Exercise directions: Below are some records. Output the lines from the first one through the line that holds "-56.7, -60.1, -63.5];", exactly as written, with no pictures.

--- Start of Data for the task ---

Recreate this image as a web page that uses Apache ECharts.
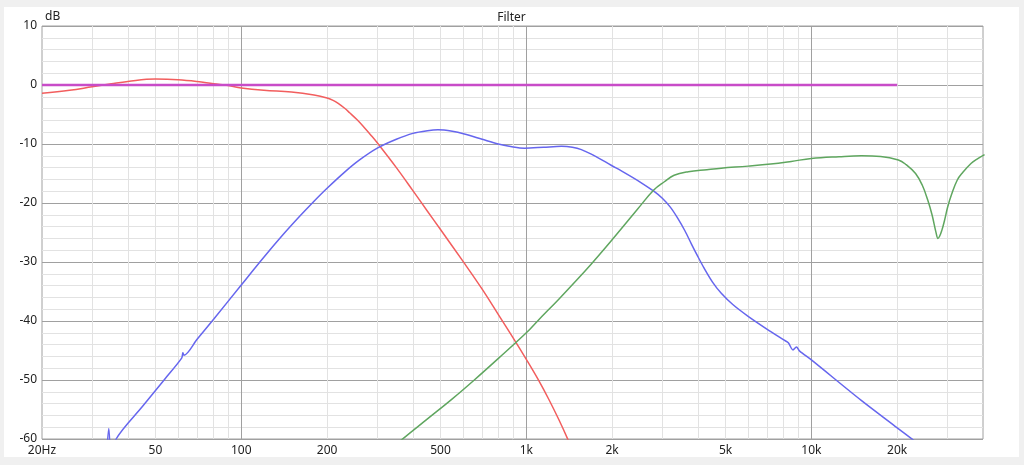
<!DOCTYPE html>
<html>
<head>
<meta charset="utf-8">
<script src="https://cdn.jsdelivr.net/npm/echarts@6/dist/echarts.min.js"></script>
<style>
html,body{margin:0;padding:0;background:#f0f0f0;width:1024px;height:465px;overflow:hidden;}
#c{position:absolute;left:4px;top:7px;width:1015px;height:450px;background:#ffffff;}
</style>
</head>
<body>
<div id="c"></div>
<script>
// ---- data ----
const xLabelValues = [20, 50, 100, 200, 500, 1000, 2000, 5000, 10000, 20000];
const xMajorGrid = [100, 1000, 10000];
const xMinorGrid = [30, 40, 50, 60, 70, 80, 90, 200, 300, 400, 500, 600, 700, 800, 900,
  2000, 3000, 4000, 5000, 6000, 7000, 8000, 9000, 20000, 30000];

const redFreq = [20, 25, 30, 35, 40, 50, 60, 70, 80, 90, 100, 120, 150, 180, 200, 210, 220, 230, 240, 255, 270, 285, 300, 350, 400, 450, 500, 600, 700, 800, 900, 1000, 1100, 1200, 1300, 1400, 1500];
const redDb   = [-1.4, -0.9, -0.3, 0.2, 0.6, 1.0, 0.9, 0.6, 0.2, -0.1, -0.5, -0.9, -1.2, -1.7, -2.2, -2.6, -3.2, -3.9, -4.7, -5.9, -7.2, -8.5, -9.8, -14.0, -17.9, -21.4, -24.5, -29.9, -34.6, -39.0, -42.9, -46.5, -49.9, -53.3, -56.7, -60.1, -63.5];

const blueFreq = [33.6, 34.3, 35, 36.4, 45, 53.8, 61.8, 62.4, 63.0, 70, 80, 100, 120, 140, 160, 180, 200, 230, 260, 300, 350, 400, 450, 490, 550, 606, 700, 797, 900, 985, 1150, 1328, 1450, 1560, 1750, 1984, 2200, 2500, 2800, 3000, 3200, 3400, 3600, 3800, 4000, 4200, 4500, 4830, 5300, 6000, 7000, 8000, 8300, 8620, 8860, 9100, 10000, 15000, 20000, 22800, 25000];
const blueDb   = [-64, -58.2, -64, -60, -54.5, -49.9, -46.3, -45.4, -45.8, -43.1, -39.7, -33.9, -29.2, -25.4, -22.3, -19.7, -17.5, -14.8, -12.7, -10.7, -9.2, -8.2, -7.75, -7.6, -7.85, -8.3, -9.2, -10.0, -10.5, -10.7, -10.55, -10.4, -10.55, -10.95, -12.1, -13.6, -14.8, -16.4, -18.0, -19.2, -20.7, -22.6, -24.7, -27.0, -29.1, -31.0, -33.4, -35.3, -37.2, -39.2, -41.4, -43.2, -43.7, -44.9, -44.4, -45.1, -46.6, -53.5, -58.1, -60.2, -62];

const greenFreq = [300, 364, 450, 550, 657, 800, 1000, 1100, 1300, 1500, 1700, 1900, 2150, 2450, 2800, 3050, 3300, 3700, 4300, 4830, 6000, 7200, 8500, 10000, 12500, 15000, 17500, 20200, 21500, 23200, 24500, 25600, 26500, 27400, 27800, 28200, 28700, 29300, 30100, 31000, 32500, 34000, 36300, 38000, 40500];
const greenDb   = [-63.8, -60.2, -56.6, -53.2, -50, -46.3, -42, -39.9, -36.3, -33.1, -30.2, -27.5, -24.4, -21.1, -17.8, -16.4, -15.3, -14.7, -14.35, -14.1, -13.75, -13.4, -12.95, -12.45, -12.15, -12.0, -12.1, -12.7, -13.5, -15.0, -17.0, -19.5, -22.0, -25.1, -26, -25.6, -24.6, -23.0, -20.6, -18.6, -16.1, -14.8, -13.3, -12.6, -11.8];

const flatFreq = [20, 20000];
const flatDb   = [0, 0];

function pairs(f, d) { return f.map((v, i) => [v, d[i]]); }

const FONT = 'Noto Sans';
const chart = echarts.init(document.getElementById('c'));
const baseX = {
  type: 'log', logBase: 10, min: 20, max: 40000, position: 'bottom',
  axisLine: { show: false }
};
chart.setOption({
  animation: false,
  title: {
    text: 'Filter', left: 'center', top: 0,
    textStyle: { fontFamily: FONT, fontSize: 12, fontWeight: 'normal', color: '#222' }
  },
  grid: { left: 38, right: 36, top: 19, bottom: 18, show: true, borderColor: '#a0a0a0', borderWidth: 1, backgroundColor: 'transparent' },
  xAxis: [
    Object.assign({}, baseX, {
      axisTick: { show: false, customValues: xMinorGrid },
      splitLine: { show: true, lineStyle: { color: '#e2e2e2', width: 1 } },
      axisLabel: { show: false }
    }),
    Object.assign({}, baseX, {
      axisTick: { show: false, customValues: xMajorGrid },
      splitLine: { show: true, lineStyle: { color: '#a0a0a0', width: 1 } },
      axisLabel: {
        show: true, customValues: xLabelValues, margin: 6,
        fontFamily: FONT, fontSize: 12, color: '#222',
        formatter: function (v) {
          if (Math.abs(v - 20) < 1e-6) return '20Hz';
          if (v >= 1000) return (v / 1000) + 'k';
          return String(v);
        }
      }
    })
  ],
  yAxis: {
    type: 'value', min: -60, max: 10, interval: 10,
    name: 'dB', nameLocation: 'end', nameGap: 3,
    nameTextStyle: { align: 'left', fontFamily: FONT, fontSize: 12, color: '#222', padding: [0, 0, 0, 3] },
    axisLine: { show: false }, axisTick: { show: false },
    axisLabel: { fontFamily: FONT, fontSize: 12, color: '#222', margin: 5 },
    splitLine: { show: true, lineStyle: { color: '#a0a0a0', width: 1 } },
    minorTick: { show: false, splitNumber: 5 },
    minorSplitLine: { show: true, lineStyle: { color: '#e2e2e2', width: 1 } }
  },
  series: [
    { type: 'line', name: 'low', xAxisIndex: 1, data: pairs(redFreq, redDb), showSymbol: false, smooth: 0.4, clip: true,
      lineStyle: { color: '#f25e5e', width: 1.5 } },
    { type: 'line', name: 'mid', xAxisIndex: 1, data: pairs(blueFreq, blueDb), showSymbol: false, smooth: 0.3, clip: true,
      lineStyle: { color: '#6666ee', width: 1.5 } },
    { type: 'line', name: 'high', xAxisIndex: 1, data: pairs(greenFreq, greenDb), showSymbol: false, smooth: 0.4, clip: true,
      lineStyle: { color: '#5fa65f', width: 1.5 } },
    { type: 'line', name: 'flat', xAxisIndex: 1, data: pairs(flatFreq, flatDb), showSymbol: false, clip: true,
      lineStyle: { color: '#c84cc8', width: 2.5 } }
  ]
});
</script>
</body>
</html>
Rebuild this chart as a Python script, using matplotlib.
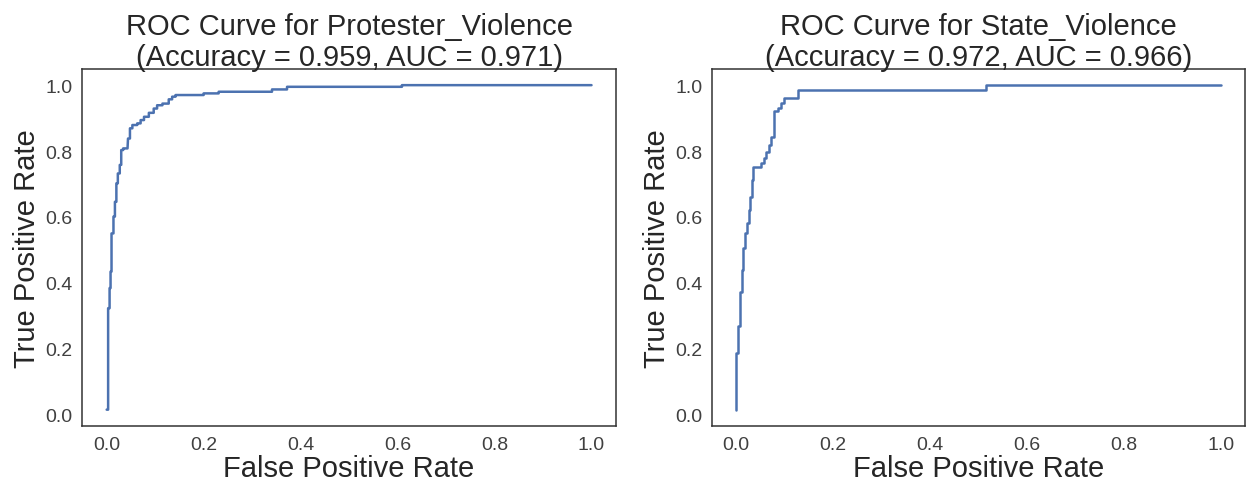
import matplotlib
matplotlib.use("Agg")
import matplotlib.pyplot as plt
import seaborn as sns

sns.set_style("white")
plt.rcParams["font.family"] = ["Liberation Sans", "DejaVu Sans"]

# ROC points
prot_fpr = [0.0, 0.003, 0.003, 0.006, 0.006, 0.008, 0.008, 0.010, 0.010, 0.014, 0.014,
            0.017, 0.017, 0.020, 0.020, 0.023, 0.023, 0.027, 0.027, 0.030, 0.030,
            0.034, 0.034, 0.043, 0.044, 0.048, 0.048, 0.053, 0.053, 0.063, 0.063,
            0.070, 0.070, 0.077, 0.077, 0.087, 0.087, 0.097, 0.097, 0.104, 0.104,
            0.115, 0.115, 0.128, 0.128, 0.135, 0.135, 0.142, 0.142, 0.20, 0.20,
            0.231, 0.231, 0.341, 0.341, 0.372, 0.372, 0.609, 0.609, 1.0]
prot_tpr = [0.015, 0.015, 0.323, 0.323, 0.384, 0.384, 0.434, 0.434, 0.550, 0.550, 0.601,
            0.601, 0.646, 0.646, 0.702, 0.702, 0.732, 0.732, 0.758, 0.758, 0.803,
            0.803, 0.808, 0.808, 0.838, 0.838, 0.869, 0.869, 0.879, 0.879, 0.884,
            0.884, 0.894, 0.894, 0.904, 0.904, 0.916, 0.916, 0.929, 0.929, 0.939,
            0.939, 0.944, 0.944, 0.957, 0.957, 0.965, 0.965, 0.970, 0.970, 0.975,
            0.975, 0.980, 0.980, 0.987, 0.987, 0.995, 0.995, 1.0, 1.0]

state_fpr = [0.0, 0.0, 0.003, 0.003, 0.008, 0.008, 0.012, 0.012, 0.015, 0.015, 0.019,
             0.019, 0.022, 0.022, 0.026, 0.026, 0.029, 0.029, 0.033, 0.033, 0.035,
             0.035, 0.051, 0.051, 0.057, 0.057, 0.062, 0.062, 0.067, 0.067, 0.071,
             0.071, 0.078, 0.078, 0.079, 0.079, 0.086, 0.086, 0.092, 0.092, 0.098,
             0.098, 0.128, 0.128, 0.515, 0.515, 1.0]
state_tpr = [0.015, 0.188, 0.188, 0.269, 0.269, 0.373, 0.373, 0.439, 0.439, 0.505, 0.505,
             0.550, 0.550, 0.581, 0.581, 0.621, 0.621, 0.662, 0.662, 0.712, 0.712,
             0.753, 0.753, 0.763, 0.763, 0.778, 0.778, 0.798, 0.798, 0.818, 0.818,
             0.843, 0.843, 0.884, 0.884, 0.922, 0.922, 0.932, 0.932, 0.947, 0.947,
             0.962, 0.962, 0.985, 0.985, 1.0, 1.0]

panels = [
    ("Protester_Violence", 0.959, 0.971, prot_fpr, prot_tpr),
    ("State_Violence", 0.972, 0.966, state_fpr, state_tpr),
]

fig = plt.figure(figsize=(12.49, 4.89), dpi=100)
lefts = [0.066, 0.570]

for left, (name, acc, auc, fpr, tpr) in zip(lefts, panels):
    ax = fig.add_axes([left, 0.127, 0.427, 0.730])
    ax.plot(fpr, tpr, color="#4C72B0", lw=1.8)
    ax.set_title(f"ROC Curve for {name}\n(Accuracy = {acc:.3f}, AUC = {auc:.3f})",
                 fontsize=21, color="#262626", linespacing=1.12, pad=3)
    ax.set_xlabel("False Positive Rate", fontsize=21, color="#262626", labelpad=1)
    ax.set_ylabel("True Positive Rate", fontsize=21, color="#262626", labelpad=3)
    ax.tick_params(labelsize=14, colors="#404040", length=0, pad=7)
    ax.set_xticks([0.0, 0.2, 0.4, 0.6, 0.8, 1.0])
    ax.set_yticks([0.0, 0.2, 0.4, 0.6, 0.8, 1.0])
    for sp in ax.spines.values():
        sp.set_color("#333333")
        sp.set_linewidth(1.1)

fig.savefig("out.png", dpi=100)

--- End of Data for the task ---

Written response:
Recreate this image as a web page that uses Apache ECharts.
<!DOCTYPE html>
<html>
<head>
<meta charset="utf-8">
<script src="https://cdn.jsdelivr.net/npm/echarts@6/dist/echarts.min.js"></script>
<style>
html,body{margin:0;padding:0;background:#f0f0f0;width:1024px;height:465px;overflow:hidden;}
#c{position:absolute;left:4px;top:7px;width:1015px;height:450px;background:#ffffff;}
</style>
</head>
<body>
<div id="c"></div>
<script>
// ---- data ----
const xLabelValues = [20, 50, 100, 200, 500, 1000, 2000, 5000, 10000, 20000];
const xMajorGrid = [100, 1000, 10000];
const xMinorGrid = [30, 40, 50, 60, 70, 80, 90, 200, 300, 400, 500, 600, 700, 800, 900,
  2000, 3000, 4000, 5000, 6000, 7000, 8000, 9000, 20000, 30000];

const redFreq = [20, 25, 30, 35, 40, 50, 60, 70, 80, 90, 100, 120, 150, 180, 200, 210, 220, 230, 240, 255, 270, 285, 300, 350, 400, 450, 500, 600, 700, 800, 900, 1000, 1100, 1200, 1300, 1400, 1500];
const redDb   = [-1.4, -0.9, -0.3, 0.2, 0.6, 1.0, 0.9, 0.6, 0.2, -0.1, -0.5, -0.9, -1.2, -1.7, -2.2, -2.6, -3.2, -3.9, -4.7, -5.9, -7.2, -8.5, -9.8, -14.0, -17.9, -21.4, -24.5, -29.9, -34.6, -39.0, -42.9, -46.5, -49.9, -53.3, -56.7, -60.1, -63.5];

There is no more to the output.